─── STORED DATA

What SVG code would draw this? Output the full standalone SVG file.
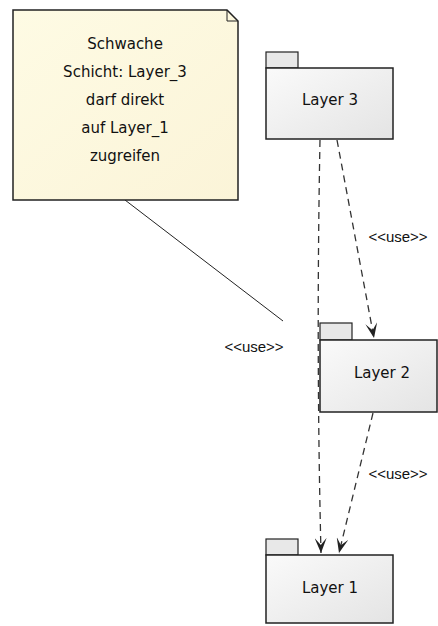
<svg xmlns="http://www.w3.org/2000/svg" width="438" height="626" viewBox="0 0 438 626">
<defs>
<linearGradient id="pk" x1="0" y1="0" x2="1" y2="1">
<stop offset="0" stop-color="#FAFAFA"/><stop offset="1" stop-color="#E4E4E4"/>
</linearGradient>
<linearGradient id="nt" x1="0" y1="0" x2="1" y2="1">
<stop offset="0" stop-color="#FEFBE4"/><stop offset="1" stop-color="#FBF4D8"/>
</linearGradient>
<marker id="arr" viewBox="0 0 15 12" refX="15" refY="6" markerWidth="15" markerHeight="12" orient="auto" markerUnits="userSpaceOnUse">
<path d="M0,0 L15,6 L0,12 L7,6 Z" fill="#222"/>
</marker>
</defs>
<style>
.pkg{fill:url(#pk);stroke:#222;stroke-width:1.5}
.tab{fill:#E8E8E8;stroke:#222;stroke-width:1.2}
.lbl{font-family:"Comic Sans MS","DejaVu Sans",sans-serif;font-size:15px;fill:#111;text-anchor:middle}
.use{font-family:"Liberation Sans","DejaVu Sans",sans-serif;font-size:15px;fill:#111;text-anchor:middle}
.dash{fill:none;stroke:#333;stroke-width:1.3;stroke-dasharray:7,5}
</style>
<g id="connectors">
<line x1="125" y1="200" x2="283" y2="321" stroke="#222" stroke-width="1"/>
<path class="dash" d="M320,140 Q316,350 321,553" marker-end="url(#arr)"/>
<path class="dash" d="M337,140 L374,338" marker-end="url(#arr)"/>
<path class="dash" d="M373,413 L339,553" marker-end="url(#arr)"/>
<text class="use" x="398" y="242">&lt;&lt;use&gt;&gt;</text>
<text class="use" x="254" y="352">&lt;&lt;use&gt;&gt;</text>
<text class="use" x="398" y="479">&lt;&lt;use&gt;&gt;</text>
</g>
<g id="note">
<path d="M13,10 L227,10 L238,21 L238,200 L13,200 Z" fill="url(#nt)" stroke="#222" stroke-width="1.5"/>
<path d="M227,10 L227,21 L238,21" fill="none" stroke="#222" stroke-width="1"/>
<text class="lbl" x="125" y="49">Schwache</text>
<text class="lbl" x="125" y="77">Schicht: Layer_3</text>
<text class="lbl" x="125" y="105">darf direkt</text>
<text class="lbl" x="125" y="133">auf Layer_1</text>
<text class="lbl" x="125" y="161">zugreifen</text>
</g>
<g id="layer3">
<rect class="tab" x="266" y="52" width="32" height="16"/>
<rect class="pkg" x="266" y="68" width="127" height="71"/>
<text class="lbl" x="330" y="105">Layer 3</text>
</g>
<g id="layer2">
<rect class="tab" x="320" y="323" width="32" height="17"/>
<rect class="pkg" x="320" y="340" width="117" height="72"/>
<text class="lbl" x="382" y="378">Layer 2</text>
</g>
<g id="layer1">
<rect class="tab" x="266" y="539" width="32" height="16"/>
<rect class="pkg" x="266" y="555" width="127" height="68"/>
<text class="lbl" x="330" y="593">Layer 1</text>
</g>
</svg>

──────

> **CHALLENGE**: Return the material word for word. Pictures are not part of the copy.

> **ANSWER TO THE PROBLEM**:
What SVG code would draw this? Output the full standalone SVG file.
<svg xmlns="http://www.w3.org/2000/svg" width="438" height="626" viewBox="0 0 438 626">
<defs>
<linearGradient id="pk" x1="0" y1="0" x2="1" y2="1">
<stop offset="0" stop-color="#FAFAFA"/><stop offset="1" stop-color="#E4E4E4"/>
</linearGradient>
<linearGradient id="nt" x1="0" y1="0" x2="1" y2="1">
<stop offset="0" stop-color="#FEFBE4"/><stop offset="1" stop-color="#FBF4D8"/>
</linearGradient>
<marker id="arr" viewBox="0 0 15 12" refX="15" refY="6" markerWidth="15" markerHeight="12" orient="auto" markerUnits="userSpaceOnUse">
<path d="M0,0 L15,6 L0,12 L7,6 Z" fill="#222"/>
</marker>
</defs>
<style>
.pkg{fill:url(#pk);stroke:#222;stroke-width:1.5}
.tab{fill:#E8E8E8;stroke:#222;stroke-width:1.2}
.lbl{font-family:"Comic Sans MS","DejaVu Sans",sans-serif;font-size:15px;fill:#111;text-anchor:middle}
.use{font-family:"Liberation Sans","DejaVu Sans",sans-serif;font-size:15px;fill:#111;text-anchor:middle}
.dash{fill:none;stroke:#333;stroke-width:1.3;stroke-dasharray:7,5}
</style>
<g id="connectors">
<line x1="125" y1="200" x2="283" y2="321" stroke="#222" stroke-width="1"/>
<path class="dash" d="M320,140 Q316,350 321,553" marker-end="url(#arr)"/>
<path class="dash" d="M337,140 L374,338" marker-end="url(#arr)"/>
<path class="dash" d="M373,413 L339,553" marker-end="url(#arr)"/>
<text class="use" x="398" y="242">&lt;&lt;use&gt;&gt;</text>
<text class="use" x="254" y="352">&lt;&lt;use&gt;&gt;</text>
<text class="use" x="398" y="479">&lt;&lt;use&gt;&gt;</text>
</g>
<g id="note">
<path d="M13,10 L227,10 L238,21 L238,200 L13,200 Z" fill="url(#nt)" stroke="#222" stroke-width="1.5"/>
<path d="M227,10 L227,21 L238,21" fill="none" stroke="#222" stroke-width="1"/>
<text class="lbl" x="125" y="49">Schwache</text>
<text class="lbl" x="125" y="77">Schicht: Layer_3</text>
<text class="lbl" x="125" y="105">darf direkt</text>
<text class="lbl" x="125" y="133">auf Layer_1</text>
<text class="lbl" x="125" y="161">zugreifen</text>
</g>
<g id="layer3">
<rect class="tab" x="266" y="52" width="32" height="16"/>
<rect class="pkg" x="266" y="68" width="127" height="71"/>
<text class="lbl" x="330" y="105">Layer 3</text>
</g>
<g id="layer2">
<rect class="tab" x="320" y="323" width="32" height="17"/>
<rect class="pkg" x="320" y="340" width="117" height="72"/>
<text class="lbl" x="382" y="378">Layer 2</text>
</g>
<g id="layer1">
<rect class="tab" x="266" y="539" width="32" height="16"/>
<rect class="pkg" x="266" y="555" width="127" height="68"/>
<text class="lbl" x="330" y="593">Layer 1</text>
</g>
</svg>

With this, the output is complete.